Trailing the Pumas 31-7, a furious Cheika read the riot act to his team and they went back out and won 45-34 -- a victory that might well have saved his job.
"I rattled the cage over the next few months to get us into a position where the things that were good, we kept, and the things we needed to change, we changed," he recalled.
Those changes were manifest when the Wallabies took apart New Zealand 47-26 in Perth last month, scoring more points than any other team ever had against the All Blacks.
A 36-0 reverse in Auckland the following week ensured that no one got too carried away but Cheika did not think it was too significant a moment in the development of his team.
"In retrospect, there's always definitive moments but I don't think that's one of them," he said.
"That was just a signal saying 'you can play good, now play good all of the time'."
It did not help that Cheika's rebuild took place against a background of turmoil off the field that reduced Australian rugby to possibly its lowest ebb in the eyes of the public.
The protracted eviction of Western Force from Super Rugby was followed by the equally drawn out sacking for controversial social media posts of Israel Folau, the world class fullback Cheika brought into the game at the Waratahs in 2013.
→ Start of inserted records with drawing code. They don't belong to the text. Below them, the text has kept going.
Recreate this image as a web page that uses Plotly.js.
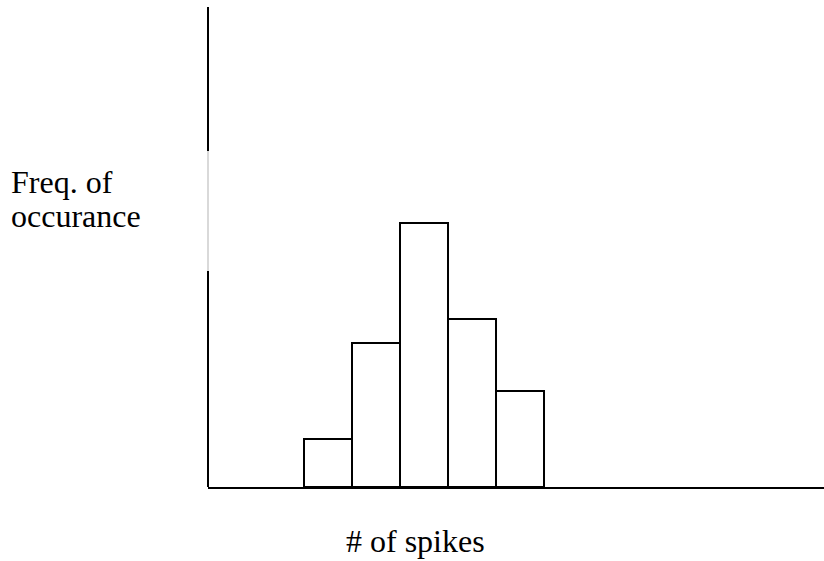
<!DOCTYPE html>
<html>
<head>
<meta charset="utf-8">
<script src="https://cdn.plot.ly/plotly-3.0.1.min.js"></script>
<style>html,body{margin:0;padding:0;background:#fff;}#chart{width:824px;height:561px;}</style>
</head>
<body>
<div id="chart"></div>
<script>
// Histogram: bin centres (# of spikes) and frequency of occurrence
var binCenters = [2.5, 3.5, 4.5, 5.5, 6.5];
var frequencies = [2, 6, 11, 7, 4];
var xLabel = "# of spikes";
var yLabelLines = ["Freq. of", "occurance"];
var yAxisSolidLow = [0, 9];
var yAxisGap = [9, 14];
var yAxisSolidHigh = [14, 20];

var trace = {
  type: "bar",
  x: binCenters,
  y: frequencies,
  width: 1,
  marker: {color: "#ffffff", line: {color: "#000000", width: 2}},
  hoverinfo: "none"
};

function vseg(r, color) {
  return {type: "line", xref: "paper", yref: "y", x0: 0, x1: 0, y0: r[0], y1: r[1],
          line: {color: color, width: 2}, layer: "above"};
}

var font = {family: "Liberation Serif, Times New Roman, serif", size: 32, color: "#000"};
var plotTop = 7, plotH = 480, plotL = 208, plotW = 616;
function py(pix) { return (plotTop + plotH - pix) / plotH; }
function px(pix) { return (pix - plotL) / plotW; }

var layout = {
  width: 824, height: 561,
  margin: {l: 208, r: 0, t: 7, b: 74, pad: 0},
  paper_bgcolor: "#fff", plot_bgcolor: "#fff",
  showlegend: false,
  bargap: 0,
  xaxis: {range: [0, 12.833], showline: true, linecolor: "#000", linewidth: 2,
          showgrid: false, zeroline: false, ticks: "", showticklabels: false, fixedrange: true},
  yaxis: {range: [0, 20], showline: false, showgrid: false, zeroline: false,
          ticks: "", showticklabels: false, fixedrange: true},
  shapes: [vseg(yAxisSolidLow, "#000"), vseg(yAxisGap, "#d9d9d9"), vseg(yAxisSolidHigh, "#000")],
  annotations: [
    {text: yLabelLines[0], xref: "paper", yref: "paper", x: px(9), y: py(182),
     xanchor: "left", yanchor: "middle", showarrow: false, font: font},
    {text: yLabelLines[1], xref: "paper", yref: "paper", x: px(9), y: py(216),
     xanchor: "left", yanchor: "middle", showarrow: false, font: font},
    {text: xLabel, xref: "paper", yref: "paper", x: px(415), y: py(541),
     xanchor: "center", yanchor: "middle", showarrow: false, font: font}
  ]
};

Plotly.newPlot("chart", [trace], layout, {staticPlot: true, displayModeBar: false});
</script>
</body>
</html>
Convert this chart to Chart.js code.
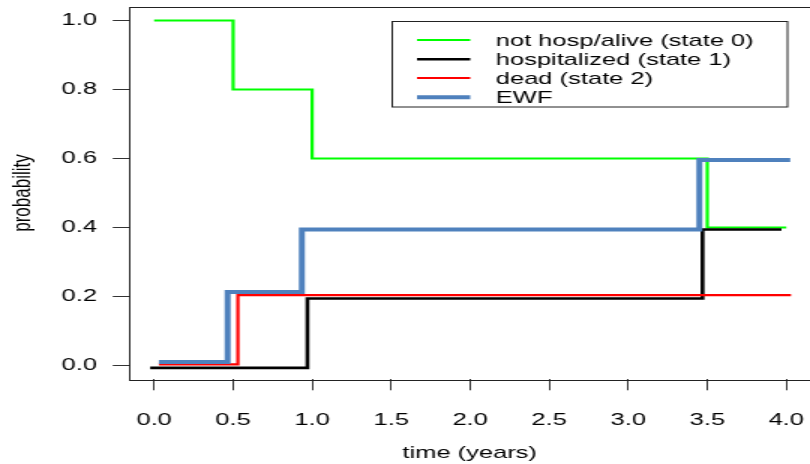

"All that stuff that's happened over the last 18 months, it's very personal that stuff for me as well, but we were able to show great resilience through all of it," he said.
"Because everyone was telling us we were no good. If someone tells you you're not good enough, you start to believe it."
Cheika appeared almost liberated with his squad selected and another chance to pit his coaching against the best in the world close at hand.
"Maybe it gets challenged sometimes by dark periods," he said of his approach.